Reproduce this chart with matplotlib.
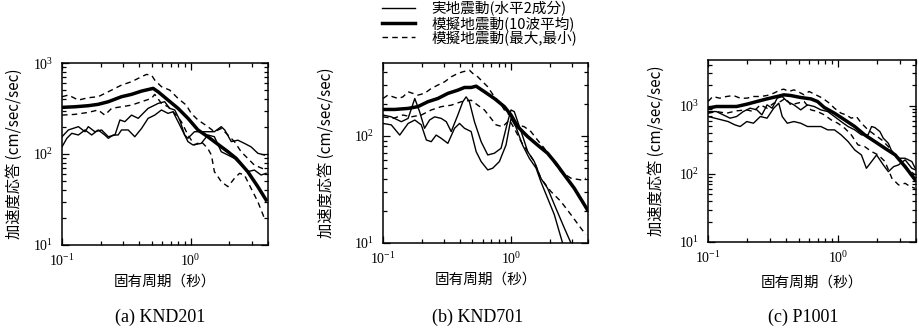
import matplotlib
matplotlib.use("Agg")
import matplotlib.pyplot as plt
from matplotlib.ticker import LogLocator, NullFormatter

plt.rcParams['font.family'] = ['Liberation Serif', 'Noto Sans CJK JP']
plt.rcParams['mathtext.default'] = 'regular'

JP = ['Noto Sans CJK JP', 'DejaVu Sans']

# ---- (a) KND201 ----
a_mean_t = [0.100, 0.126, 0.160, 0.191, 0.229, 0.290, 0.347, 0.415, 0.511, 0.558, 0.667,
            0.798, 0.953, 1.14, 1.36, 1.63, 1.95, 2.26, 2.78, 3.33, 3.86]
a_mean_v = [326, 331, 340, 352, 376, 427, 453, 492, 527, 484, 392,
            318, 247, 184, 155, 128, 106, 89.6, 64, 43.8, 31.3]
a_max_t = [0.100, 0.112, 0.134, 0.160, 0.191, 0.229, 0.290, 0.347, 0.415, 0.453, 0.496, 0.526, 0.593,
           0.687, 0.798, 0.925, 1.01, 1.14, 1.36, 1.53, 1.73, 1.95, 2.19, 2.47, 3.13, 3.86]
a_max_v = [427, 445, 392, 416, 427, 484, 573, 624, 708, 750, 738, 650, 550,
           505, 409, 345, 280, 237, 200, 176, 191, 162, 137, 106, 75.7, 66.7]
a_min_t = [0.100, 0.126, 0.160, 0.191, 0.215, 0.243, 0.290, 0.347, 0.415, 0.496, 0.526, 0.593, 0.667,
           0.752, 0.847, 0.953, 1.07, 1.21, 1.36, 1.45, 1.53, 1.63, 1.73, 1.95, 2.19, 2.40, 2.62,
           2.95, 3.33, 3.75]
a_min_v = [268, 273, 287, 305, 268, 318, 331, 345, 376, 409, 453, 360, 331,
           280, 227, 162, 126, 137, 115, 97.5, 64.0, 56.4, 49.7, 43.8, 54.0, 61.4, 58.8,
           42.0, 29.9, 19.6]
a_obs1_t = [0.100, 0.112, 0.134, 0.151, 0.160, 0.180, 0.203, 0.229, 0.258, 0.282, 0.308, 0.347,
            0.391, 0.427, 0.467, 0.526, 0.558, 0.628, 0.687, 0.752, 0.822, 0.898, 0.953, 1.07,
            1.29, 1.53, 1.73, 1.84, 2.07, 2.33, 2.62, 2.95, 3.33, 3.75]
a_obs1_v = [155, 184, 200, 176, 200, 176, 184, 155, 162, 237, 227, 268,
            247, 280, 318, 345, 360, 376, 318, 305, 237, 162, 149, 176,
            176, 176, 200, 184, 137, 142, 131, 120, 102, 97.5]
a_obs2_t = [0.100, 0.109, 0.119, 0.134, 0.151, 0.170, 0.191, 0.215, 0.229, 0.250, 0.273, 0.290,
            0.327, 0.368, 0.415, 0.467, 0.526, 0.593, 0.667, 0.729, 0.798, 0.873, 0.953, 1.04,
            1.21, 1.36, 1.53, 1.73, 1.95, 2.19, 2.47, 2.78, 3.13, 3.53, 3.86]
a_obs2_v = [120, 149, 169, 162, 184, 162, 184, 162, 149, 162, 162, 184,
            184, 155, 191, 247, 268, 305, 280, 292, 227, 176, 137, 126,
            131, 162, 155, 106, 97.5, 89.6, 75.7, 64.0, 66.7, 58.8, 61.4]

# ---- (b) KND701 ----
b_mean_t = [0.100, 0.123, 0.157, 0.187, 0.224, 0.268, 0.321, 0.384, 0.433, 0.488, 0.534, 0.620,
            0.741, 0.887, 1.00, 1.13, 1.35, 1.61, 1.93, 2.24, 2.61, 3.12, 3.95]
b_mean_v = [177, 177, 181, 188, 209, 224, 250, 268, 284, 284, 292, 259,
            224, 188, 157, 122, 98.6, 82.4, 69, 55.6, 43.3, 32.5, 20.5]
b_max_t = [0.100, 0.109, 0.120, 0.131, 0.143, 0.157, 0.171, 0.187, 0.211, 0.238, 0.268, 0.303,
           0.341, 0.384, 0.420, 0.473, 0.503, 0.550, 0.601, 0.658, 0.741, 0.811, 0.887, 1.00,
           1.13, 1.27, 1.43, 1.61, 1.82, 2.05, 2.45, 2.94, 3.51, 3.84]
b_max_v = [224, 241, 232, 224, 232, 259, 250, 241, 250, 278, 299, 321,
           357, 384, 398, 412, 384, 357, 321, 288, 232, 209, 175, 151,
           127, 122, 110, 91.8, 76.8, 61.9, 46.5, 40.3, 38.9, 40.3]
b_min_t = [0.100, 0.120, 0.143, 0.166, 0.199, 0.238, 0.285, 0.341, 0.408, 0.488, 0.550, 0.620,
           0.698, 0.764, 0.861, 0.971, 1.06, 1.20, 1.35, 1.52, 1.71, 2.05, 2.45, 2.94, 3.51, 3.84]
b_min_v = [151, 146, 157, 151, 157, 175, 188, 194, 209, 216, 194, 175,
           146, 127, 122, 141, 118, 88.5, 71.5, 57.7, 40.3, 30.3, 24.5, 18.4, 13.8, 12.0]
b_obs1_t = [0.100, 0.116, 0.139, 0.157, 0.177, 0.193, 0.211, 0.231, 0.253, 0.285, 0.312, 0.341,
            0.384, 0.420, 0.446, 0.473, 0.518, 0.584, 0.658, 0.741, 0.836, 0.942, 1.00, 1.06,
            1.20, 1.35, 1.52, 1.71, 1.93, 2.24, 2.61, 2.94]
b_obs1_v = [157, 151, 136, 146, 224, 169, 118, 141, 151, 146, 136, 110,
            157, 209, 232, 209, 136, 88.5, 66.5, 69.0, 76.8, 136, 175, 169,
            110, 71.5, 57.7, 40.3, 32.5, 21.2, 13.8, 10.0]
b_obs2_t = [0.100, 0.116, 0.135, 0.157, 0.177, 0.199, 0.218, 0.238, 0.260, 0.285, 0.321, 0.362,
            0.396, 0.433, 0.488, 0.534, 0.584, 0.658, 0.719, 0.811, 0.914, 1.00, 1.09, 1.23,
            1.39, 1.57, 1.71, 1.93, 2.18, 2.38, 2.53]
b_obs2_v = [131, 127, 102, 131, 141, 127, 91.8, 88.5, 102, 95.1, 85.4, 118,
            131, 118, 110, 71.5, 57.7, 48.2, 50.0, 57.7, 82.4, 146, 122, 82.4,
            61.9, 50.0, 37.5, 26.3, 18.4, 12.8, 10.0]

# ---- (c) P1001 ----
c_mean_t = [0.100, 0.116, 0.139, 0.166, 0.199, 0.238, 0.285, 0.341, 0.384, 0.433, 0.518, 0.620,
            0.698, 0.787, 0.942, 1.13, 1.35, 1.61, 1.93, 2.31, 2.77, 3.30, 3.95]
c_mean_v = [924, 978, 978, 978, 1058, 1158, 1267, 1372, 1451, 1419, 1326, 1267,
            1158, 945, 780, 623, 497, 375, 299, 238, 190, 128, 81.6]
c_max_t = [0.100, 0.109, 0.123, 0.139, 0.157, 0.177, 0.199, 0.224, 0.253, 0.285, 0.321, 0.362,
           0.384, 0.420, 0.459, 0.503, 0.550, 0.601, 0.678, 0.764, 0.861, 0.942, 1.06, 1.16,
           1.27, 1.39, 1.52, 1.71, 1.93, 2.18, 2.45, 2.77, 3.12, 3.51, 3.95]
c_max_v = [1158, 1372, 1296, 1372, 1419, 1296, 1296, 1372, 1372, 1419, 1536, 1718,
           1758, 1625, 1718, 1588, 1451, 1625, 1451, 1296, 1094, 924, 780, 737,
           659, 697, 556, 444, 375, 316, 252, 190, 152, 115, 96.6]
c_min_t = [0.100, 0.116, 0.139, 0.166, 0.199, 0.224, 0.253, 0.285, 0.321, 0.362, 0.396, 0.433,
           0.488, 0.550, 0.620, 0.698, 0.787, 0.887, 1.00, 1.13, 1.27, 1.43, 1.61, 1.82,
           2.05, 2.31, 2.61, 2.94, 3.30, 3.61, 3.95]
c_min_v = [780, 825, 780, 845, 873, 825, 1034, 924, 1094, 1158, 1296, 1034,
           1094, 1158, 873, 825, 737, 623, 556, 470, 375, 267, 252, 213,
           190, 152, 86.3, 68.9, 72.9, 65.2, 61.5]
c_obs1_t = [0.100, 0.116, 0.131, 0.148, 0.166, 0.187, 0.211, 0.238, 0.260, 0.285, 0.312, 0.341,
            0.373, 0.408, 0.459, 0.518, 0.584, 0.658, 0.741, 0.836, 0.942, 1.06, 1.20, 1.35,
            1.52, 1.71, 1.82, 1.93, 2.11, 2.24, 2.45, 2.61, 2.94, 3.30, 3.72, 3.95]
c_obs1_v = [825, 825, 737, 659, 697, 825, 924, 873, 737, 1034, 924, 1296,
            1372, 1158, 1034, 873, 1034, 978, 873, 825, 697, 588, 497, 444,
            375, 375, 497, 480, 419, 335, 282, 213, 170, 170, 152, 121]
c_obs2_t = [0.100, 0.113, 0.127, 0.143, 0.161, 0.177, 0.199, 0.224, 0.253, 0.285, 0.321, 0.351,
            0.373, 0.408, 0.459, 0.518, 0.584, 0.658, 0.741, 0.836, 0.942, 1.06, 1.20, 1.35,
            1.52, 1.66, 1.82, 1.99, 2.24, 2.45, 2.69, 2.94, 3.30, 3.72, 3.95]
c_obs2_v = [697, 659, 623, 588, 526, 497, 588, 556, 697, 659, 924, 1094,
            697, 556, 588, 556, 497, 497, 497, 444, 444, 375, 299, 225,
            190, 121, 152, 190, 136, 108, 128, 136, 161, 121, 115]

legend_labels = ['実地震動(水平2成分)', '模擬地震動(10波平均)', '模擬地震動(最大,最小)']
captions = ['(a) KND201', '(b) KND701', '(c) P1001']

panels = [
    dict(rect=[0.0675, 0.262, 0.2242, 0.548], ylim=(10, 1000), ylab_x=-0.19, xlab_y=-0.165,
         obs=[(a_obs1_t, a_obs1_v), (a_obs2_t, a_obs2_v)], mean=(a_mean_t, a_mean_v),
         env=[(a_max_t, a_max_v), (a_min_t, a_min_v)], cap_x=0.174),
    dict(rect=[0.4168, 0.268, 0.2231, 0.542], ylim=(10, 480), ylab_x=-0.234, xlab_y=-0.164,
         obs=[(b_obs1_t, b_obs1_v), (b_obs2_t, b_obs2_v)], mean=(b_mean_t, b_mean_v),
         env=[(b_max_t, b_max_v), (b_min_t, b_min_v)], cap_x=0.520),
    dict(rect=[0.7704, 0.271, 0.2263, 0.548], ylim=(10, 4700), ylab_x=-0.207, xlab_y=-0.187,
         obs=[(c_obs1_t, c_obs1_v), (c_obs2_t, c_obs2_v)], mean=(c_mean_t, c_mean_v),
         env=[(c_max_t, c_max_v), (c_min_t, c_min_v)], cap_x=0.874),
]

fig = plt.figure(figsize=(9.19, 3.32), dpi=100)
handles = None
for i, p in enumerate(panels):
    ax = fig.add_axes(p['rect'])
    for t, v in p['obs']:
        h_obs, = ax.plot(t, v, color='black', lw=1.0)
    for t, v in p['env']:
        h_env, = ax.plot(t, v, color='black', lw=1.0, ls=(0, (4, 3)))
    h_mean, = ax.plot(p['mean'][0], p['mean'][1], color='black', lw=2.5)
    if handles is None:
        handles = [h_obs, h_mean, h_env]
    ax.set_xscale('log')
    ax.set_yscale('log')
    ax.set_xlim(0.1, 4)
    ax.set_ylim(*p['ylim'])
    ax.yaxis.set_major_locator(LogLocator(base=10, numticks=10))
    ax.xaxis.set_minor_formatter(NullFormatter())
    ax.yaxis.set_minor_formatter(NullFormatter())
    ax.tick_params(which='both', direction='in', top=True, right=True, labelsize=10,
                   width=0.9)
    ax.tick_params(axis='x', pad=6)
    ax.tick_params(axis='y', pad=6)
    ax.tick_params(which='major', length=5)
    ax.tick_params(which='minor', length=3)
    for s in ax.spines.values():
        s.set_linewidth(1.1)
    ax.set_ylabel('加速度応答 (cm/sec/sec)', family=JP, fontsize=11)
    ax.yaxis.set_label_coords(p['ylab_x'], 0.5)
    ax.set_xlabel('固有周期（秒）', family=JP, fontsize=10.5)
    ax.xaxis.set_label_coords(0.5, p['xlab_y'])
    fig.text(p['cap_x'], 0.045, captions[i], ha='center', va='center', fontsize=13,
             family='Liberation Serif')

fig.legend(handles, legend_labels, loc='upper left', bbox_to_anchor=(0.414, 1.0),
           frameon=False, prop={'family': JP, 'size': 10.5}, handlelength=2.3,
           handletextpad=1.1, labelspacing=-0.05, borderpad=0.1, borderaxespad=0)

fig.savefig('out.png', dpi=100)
# # #
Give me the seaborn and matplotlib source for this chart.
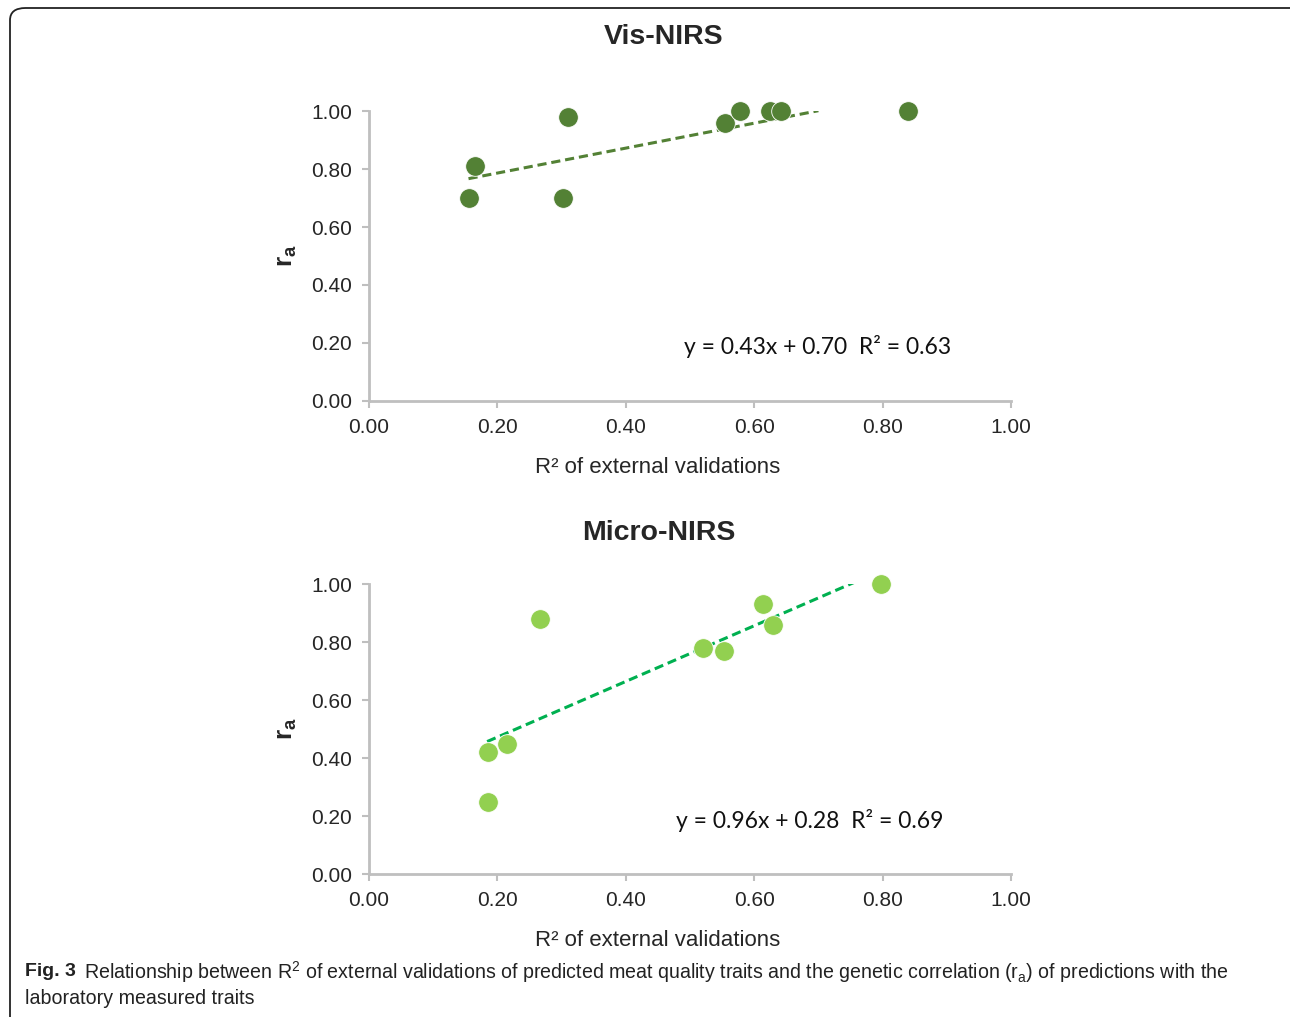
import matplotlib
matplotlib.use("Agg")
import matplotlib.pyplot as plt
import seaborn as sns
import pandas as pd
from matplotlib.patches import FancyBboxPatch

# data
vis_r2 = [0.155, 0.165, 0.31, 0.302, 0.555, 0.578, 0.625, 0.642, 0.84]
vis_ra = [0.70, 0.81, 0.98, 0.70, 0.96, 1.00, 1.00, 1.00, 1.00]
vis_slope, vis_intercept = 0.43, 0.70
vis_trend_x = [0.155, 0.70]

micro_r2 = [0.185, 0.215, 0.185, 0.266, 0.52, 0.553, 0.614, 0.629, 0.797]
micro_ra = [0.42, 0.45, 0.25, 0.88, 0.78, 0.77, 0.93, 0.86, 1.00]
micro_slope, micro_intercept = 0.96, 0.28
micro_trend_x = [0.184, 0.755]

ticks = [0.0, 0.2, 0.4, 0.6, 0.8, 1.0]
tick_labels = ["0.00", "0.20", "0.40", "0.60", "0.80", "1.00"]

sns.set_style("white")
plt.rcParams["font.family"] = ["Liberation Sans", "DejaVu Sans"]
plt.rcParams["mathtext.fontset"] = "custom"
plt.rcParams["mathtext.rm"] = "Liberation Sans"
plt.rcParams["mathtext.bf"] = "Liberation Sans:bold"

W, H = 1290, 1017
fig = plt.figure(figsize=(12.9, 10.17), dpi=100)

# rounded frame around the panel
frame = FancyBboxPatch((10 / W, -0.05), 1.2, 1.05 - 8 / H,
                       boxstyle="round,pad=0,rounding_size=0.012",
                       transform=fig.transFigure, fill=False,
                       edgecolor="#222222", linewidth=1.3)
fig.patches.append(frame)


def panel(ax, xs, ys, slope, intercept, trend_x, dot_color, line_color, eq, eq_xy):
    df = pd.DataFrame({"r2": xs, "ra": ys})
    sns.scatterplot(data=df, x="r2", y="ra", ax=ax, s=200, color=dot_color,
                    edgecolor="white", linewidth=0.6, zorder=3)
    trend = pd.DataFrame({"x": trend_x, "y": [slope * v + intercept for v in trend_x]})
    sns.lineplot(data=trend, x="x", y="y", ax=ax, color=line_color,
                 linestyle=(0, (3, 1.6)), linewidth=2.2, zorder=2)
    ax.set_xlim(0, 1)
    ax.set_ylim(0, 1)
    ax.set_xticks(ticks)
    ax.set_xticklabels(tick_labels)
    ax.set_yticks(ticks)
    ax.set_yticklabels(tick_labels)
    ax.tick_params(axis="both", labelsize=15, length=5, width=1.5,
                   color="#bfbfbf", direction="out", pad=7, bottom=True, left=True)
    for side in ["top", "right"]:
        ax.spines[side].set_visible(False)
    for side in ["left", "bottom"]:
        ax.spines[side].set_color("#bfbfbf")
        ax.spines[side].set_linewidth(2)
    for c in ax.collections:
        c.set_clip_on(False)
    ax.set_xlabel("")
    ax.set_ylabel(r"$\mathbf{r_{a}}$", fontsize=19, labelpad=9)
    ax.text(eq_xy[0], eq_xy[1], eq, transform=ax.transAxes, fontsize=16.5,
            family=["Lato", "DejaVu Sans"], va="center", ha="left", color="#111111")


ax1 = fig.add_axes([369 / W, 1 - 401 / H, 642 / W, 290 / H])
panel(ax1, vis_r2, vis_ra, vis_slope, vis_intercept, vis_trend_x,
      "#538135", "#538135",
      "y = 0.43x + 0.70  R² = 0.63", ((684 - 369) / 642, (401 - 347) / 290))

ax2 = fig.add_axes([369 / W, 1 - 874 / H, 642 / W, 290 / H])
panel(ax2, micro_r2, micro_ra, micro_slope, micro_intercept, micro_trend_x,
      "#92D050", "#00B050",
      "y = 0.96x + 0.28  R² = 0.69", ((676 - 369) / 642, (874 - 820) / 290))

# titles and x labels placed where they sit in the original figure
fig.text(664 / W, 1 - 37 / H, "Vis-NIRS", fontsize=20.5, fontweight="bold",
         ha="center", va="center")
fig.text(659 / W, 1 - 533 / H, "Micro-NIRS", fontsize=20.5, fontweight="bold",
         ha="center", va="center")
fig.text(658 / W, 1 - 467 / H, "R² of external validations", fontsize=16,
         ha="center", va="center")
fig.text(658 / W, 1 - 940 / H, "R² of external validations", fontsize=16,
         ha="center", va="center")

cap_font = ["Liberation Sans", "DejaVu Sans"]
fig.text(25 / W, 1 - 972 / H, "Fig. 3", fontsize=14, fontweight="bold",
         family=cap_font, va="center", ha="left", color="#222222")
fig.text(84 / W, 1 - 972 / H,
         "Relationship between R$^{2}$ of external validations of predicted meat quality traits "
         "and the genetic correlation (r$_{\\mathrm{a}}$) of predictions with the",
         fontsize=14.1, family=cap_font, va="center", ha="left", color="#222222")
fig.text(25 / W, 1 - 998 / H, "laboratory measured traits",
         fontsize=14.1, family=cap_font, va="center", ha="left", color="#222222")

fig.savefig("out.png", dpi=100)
# # #
- WHAT YOU NEED TO DO
Track down every line of the material containing the string "this", and copy it.

- RESULT
Reproduce this chart with matplotlib.
Give me the seaborn and matplotlib source for this chart.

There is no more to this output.